Julia writes in:
What do you do when frugal living catches up with you? As a family we had a much lower income from 2002 to 2007 (layoffs in the IT industry led to trying to survive on short contract work). We did not move home as that would have cost a fortune in fees here in the UK. Instead we bought nothing beyond the essentials. No holidays, outings, clothes, entertainments, etc. What we needed beyond food and fuel came from Salvation Army shops, garage sales, etc. We hung on to our cars as they had done low mileage but were not worth a lot in resale value.
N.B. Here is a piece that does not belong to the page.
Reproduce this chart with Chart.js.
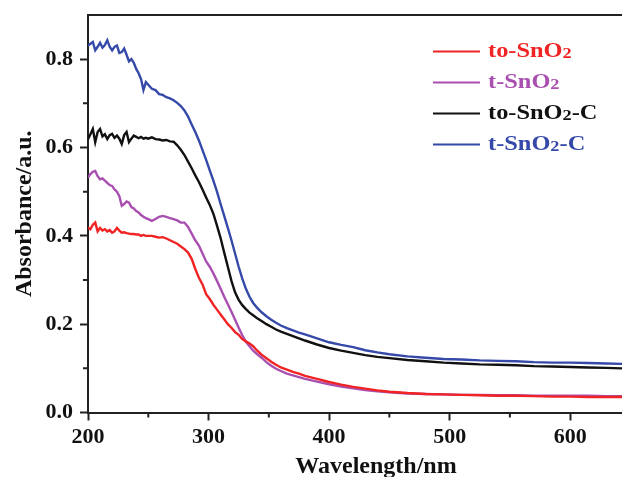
<!DOCTYPE html>
<html>
<head>
<meta charset="utf-8">
<script src="https://cdn.jsdelivr.net/npm/chart.js@4.4.1/dist/chart.umd.min.js"></script>
<style>
  html, body { margin: 0; padding: 0; background: #fff; }
  canvas { display: block; }
</style>
</head>
<body>
<canvas id="chart" width="622" height="477"></canvas>
<script>
// longueurs d'onde communes aux quatre courbes (nm)
const wavelength = [
  200,202,204,206,208,210,212,214,216,218,220,222,224,226,228,230,232,234,236,238,240,242,244,246,248,250,
  253,256,259,262,265,268,271,274,277,280,283,286,289,292,295,298,301,304,307,310,313,316,319,322,325,328,331,334,337,340,
  344,348,352,356,360,365,370,375,380,390,400,410,420,430,440,450,465,480,495,510,525,540,555,570,585,600,615,630,643
]

// absorbance
const toSnO2 = [
  .419,.415,.425,.43,.41,.418,.412,.415,.41,.413,.407,.41,.418,.412,.407,.408,.406,.405,.404,.404,.403,.403,.4,.402,.4,.4,
  .4,.398,.396,.397,.394,.39,.386,.382,.376,.37,.362,.348,.325,.305,.29,.268,.257,.244,.233,.222,.211,.2,.192,.182,.176,.166,.161,.156,.15,.141,
  .131,.123,.115,.108,.102,.097,.092,.088,.083,.076,.069,.063,.058,.054,.05,.047,.044,.042,.041,.04,.039,.038,.038,.037,.036,.036,.035,.035,.035
]
const tSnO2 = [
  .532,.54,.545,.547,.535,.528,.53,.525,.52,.515,.513,.505,.5,.49,.468,.472,.478,.475,.465,.462,.456,.453,.447,.443,.44,.438,
  .434,.438,.443,.445,.443,.44,.438,.435,.43,.43,.42,.405,.39,.378,.36,.342,.33,.315,.298,.28,.262,.245,.228,.21,.192,.175,.16,.15,.14,.133,
  .124,.114,.106,.099,.094,.088,.084,.08,.076,.07,.064,.059,.055,.051,.048,.046,.043,.042,.041,.04,.04,.039,.039,.038,.038,.038,.038,.037,.037
]
const toSnO2C = [
  .619,.63,.642,.612,.635,.642,.625,.63,.619,.628,.631,.622,.627,.62,.608,.628,.635,.612,.62,.627,.624,.621,.624,.62,.622,.62,
  .623,.619,.618,.616,.617,.614,.613,.605,.595,.583,.568,.553,.537,.522,.505,.487,.47,.45,.423,.395,.362,.33,.298,.272,.255,.243,.234,.226,.22,.214,
  .207,.2,.194,.188,.183,.178,.173,.168,.163,.154,.146,.14,.135,.13,.126,.123,.119,.116,.113,.111,.109,.108,.107,.105,.104,.103,.102,.101,.1
]
const tSnO2C = [
  .831,.835,.839,.82,.828,.837,.826,.832,.843,.828,.82,.828,.831,.814,.816,.824,.81,.795,.8,.792,.778,.768,.755,.73,.748,.742,
  .733,.73,.721,.719,.714,.711,.707,.701,.694,.684,.67,.652,.635,.616,.594,.572,.548,.525,.5,.472,.445,.418,.39,.36,.33,.303,.28,.262,.248,.238,
  .227,.218,.21,.203,.197,.191,.186,.181,.177,.168,.159,.153,.148,.141,.136,.132,.127,.124,.121,.12,.118,.117,.116,.114,.113,.113,.112,.111,.11
]

const seriesNames = ['to-SnO₂', 't-SnO₂', 'to-SnO₂-C', 't-SnO₂-C']
const seriesColors = ['#f02424', '#a94fb0', '#111111', '#3549a8']
const xTickValues = [200, 300, 400, 500, 600]
const yTickValues = [0, 0.2, 0.4, 0.6, 0.8]
const xMinorTicks = [250, 350, 450, 550]
const yMinorTicks = [0.1, 0.3, 0.5, 0.7]

const serif = "'Liberation Serif', 'Times New Roman', serif"
const axisColor = '#222'

const series = [toSnO2, tSnO2, toSnO2C, tSnO2C]
const datasets = series.map((values, i) => ({
  label: seriesNames[i],
  data: wavelength.map((w, j) => ({ x: w, y: values[j] })),
  borderColor: seriesColors[i],
  borderWidth: 2.4,
  pointRadius: 0,
  tension: 0
}))

// cadre du haut, petites graduations, titres des axes et legende
const decorPlugin = {
  id: 'decor',
  afterDraw(chart) {
    const ctx = chart.ctx
    const area = chart.chartArea
    const xs = chart.scales.x
    const ys = chart.scales.y
    ctx.save()
    ctx.strokeStyle = axisColor
    ctx.lineWidth = 2
    ctx.beginPath()
    ctx.moveTo(area.left - 1, area.top)
    ctx.lineTo(area.right, area.top)
    xMinorTicks.forEach(v => {
      const px = xs.getPixelForValue(v)
      ctx.moveTo(px, area.bottom)
      ctx.lineTo(px, area.bottom + 5)
    })
    yMinorTicks.forEach(v => {
      const py = ys.getPixelForValue(v)
      ctx.moveTo(area.left, py)
      ctx.lineTo(area.left - 5, py)
    })
    ctx.stroke()

    // titres des axes
    ctx.fillStyle = '#111'
    ctx.font = 'bold 24px ' + serif
    ctx.textAlign = 'center'
    ctx.textBaseline = 'alphabetic'
    ctx.fillText('Wavelength/nm', 376, 473)
    ctx.translate(25, (area.top + area.bottom) / 2)
    ctx.rotate(-Math.PI / 2)
    ctx.textBaseline = 'middle'
    ctx.fillText('Absorbance/a.u.', 0, 0)
    ctx.restore()

    // legende avec indice
    chart.data.datasets.forEach((ds, i) => {
      const y = 51.5 + i * 31
      ctx.save()
      ctx.strokeStyle = ds.borderColor
      ctx.lineWidth = 2
      ctx.beginPath()
      ctx.moveTo(433, y)
      ctx.lineTo(480, y)
      ctx.stroke()
      ctx.translate(488, y)
      ctx.scale(1.22, 1)
      ctx.fillStyle = ds.borderColor
      ctx.textAlign = 'left'
      ctx.textBaseline = 'middle'
      let x = 0
      const parts = ds.label.split('₂')
      parts.forEach((part, k) => {
        ctx.font = 'bold 20px ' + serif
        ctx.fillText(part, x, 0)
        x += ctx.measureText(part).width
        if (k < parts.length - 1) {
          ctx.font = 'bold 15px ' + serif
          ctx.fillText('2', x, 3)
          x += ctx.measureText('2').width
        }
      })
      ctx.restore()
    })
  }
}

new Chart(document.getElementById('chart'), {
  type: 'line',
  data: { datasets },
  options: {
    responsive: false,
    animation: false,
    layout: { padding: { top: 15, right: 0, left: 0, bottom: 0 } },
    plugins: { legend: { display: false }, tooltip: { enabled: false } },
    scales: {
      x: {
        type: 'linear',
        min: 200,
        max: 643,
        afterBuildTicks: scale => { scale.ticks = xTickValues.map(v => ({ value: v })) },
        afterFit: scale => {
          scale.height = 64.5
          scale.paddingLeft = 0
          scale.paddingRight = 0
        },
        border: { color: axisColor, width: 2 },
        grid: { drawOnChartArea: false, drawTicks: true, tickLength: 8, color: axisColor, tickWidth: 2 },
        ticks: {
          autoSkip: false,
          maxRotation: 0,
          padding: 4,
          color: '#111',
          font: { family: serif, size: 22, weight: 'bold' },
          callback: v => String(v)
        }
      },
      y: {
        min: 0,
        max: 0.9,
        afterBuildTicks: scale => { scale.ticks = yTickValues.map(v => ({ value: v })) },
        afterFit: scale => {
          scale.width = 88
          scale.paddingTop = 0
          scale.paddingBottom = 0
        },
        border: { color: axisColor, width: 2 },
        grid: { drawOnChartArea: false, drawTicks: true, tickLength: 8, color: axisColor, tickWidth: 2 },
        ticks: {
          padding: 7,
          color: '#111',
          font: { family: serif, size: 22, weight: 'bold' },
          callback: v => Number(v).toFixed(1)
        }
      }
    }
  },
  plugins: [decorPlugin]
})
</script>
</body>
</html>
We no longer work in IT but have found alternative permanent jobs. The problem is that now there is a reasonable amount of money coming in but lots of possessions are very old. For example, the carpets in the house are of good quality but 24 years old.
This is the second time I have seen a financial bad patch – my parents had a big setback when I was a child – and I am now scared of it happening a third time. I want things but I dare not buy anything beyond the essentials. I am constantly anxious about money.
I often have the same problem myself. Rather than wanting to buy a replacement for something that still works but really needs a replacement (like our entertainment center in the basement, which has a broken board on it and is actually held up by a hidden wooden block on the floor), I usually talk myself out of it, arguing that what we have is functional and so there’s no real reason to replace it.
I’ve found that the following things really help with this.
First and foremost, I clearly identify the things I want to replace in my home. I would like to replace our entertainment center. I would like to replace our only television. I would like to replace our dishwasher. However, all of these things are still functional enough to do their job (most of the time) so they’re not immediate needs. It sounds to me like you’re in a situation where there are a lot of things in your home that fall under this category.
Next, prioritize among them. Figure out which one is the highest priority for you. For us, the highest priority is probably the falling-apart entertainment center in the basement. Next would probably be the incredibly energy-inefficient dishwasher with the messed-up door. Both of these things still work, but there are times where it feels like they still work by the grace of God.
Then, set up a savings plan to take care of this highest priority. Calculate an amount you can afford to save towards that goal each month. Then set up an online savings account (or a separate savings account at your bank) to collect savings for that goal. Then, set up an automatic transfer that moves an amount of money you can easily afford into this account each week. Sit back, wait until the account is full, and make the purchase without guilt. I often use SmartyPig for such savings.
This is the exact pathway I use to take care of these types of purchases – things that are still functional but sorely need an upgrade or a replacement. Right now, I’m saving to replace a few of our pots and pans – our large skillet is a Teflon one and is starting to peel and I intend to replace it properly with something that’ll last forever (instead of the 3-4 years this one lasted).
What about the psychology? I find it’s much, much easier for me to go ahead and spend on such things if the money is “set aside” from our main finances. When I know I can make this large purchase without touching our main finances at all and not dinging our emergency fund, either, I don’t feel any guilt at all.